I have mentioned a number of times in posts for the Pray Tell blog that I was privileged for a number of years to work with Lucien Deiss, CSSp (1921–2007), who was part of the group appointed after the Second Vatican Council to assemble the Lectionary for Mass. Fascinated to be with someone who was (to use a phrase that emerged years later) in “the room where it happened,” I would often ask him questions about the Lectionary and its creation—the psalter in particular. A man of genuine humility (who also had as one of his greatest fears speaking uncharitably about others), I was not successful in prying loose many stories or much information from him.

So nothing Lectionary-related could have delighted me more than to learn that Paul Turner had written a “biography” of the Lectionary. Within the hour, I had secured permission to do a review for the blog. (Full disclosure: the prospect of receiving a free copy of this book was no small incentive!)

The introductory section gives a thorough background of the project beginning with the Council itself, and then progressing through the personnel and more than three hundred schemata that eventually were approved by Paul VI in 1969. The overarching criteria used were encountering Christ in the liturgical year (especially through a larger offering of Old Testament passages), the influence of early twentieth-century advances in scripture scholarship, and a concern for catechetical effectiveness. The organization was around the principles of harmonization (especially Old and New Testaments), semi-continuous reading/proclamation, and giving certain pericopes “pride of place,” retaining them for special Sundays and feast days.

As you might imagine, the bulk of the book consists of a presentation (and bit of analysis) of the readings as they are presented through the course of the liturgical year. Where an original proposal or plan was later altered, it is noted—and only rarely with any sort of speculation as to why the change may have occurred. This restraint contributes to the sense of solid research and scholarship that permeates this book. A section on weekdays follows, with much helpful correlation made between weekday liturgies and the conciliar revisions to the liturgical calendar. Though not as in-depth a presentation (which would have likely doubled the book’s size), the same care is taken as in the “Sundays and Solemnities” section.

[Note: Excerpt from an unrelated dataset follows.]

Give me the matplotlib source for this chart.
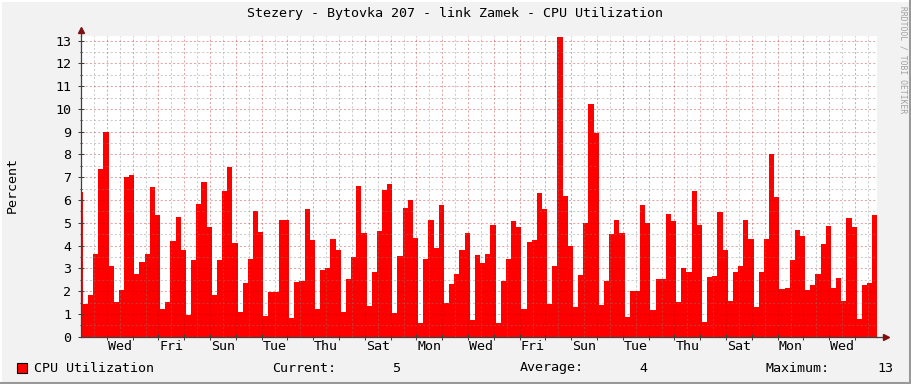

In eight pages of “concluding observations” there is a treasure trove of insights which flow from the author’s work on this book, as well as from his years of ministry as a preacher and musician. Included are some honest presentations of ways in which the Lectionary has been critiqued over the years. A “dossier” of the studies on lectionaries from the members of the original working group concludes the book.

For a work in this genre, the absence of indexes seemed, at first, a curious omission. Upon further reflection, it occurred to me that aside from the enormity of the task, it would have again increased the size of the book substantially. The price for a softcover book may seem high, but for a resource like this that can be turned to again it is, in this reviewer’s opinion, a fair price to ask.

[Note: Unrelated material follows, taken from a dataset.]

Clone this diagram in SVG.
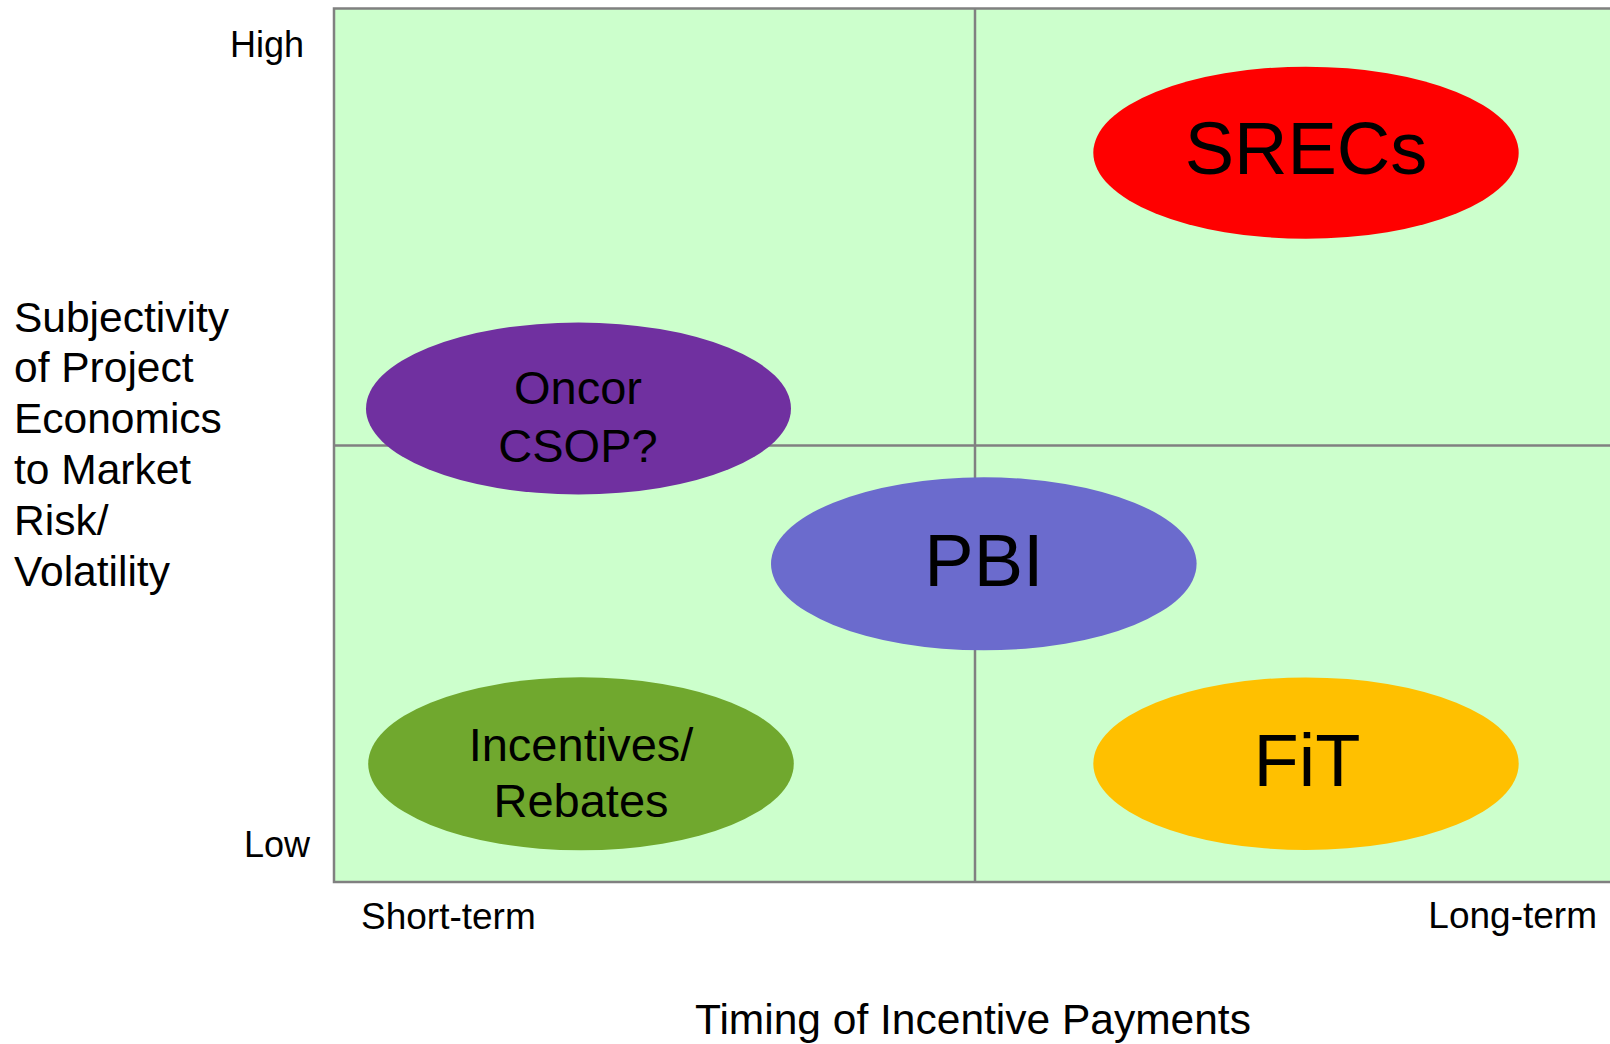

Fortunately, this book arrived near the beginning of the new liturgical year, and so I have already had three weeks to discover that it makes an excellent Sunday-by-Sunday spiritual companion, and would be well worth offering to parish lectors. Though the scholarship is—as one would expect—important and exemplary, it may be as a partner in formation with the Lectionary and the liturgical year that its greatest contribution might be made.

Turner, Paul. Words without Alloy: A Biography of the Lectionary for MassCollegeville: Liturgical Press Academic, 2022. $34.95. 296 pages. ISBN: 9780814667637, 6763.

REVIEWER: Alan Hommerding


2 responses to “For the Season of the Word: A Biography of the Lectionary”

  1. Paul F. Ford Avatar
    Paul F. Ford

    I finished my first reading within days of its arrival. I posed my questions to Father Turner who was not able to answer them, so I publish them here:

    1) I am so grateful for the mention of Sister Maria Philippa Schurmans twice in the book; she seems to have made the essential connection between the readings and the Eucharist that we see in paragraph 3 of the Introduction to the Lectionary. Alas I do not have access to Schemata 165, p. 30. And I didn’t find her listed in the index to the Italian edition of Bugnini. Can anyone tell me anything about her?

    2) I was hoping to learn from page 41 who wrote the 100 additional paragraphs to the Introduction to the Lectionary.

    3) I too miss an index. Adobe InDesign has had an indexing feature since at least 2008.

    4) And, regarding page 201, who deleted 1 Corinthians 11:23-29 from Corpus Christi and Holy Thursday? I continually get flak from my more conservative students about this.

  2. Matthew Hazell Avatar

    @Paul Ford:

    The relevant section of Schema 165 is as follows:

    «Missale romanum, in dominicis et maioribus festis, aliquando etiam in diebis ferialibus (Quadragesimae et Adventus), quasdam antiphonae ad Communionen praebet stricte cum Evangelio vel Epistola connexas. Soror Maria Philippa Schurians huius dispositionis momentum theologicum et pastorale apte demonstravit: unitas enim celebrationis extollitur et insimul evidentius apparet realismus eucharisticus, que mysterium, a verbo Dei proclamatum et praesens factum, a sacramento novam “actualitatem” et efficacitatem acquirit. Quod non impedit usum antiphonarum, iuxta rubricam Gradualis simplicis, sensun eucharisticum et indolem potius generalem prae se ferentium, ita ut omni tempore adhiberi possint.»

    As for your question about 1 Corinthians 11, the “who” is Coetus XI and, ultimately, Paul VI. My own hypothesis as to the “why” can be found in an article I wrote in June 2021. Absent any other documentation (possibly contained in various archives, yet to be discovered), I think this is the most that can be said about the omission itself.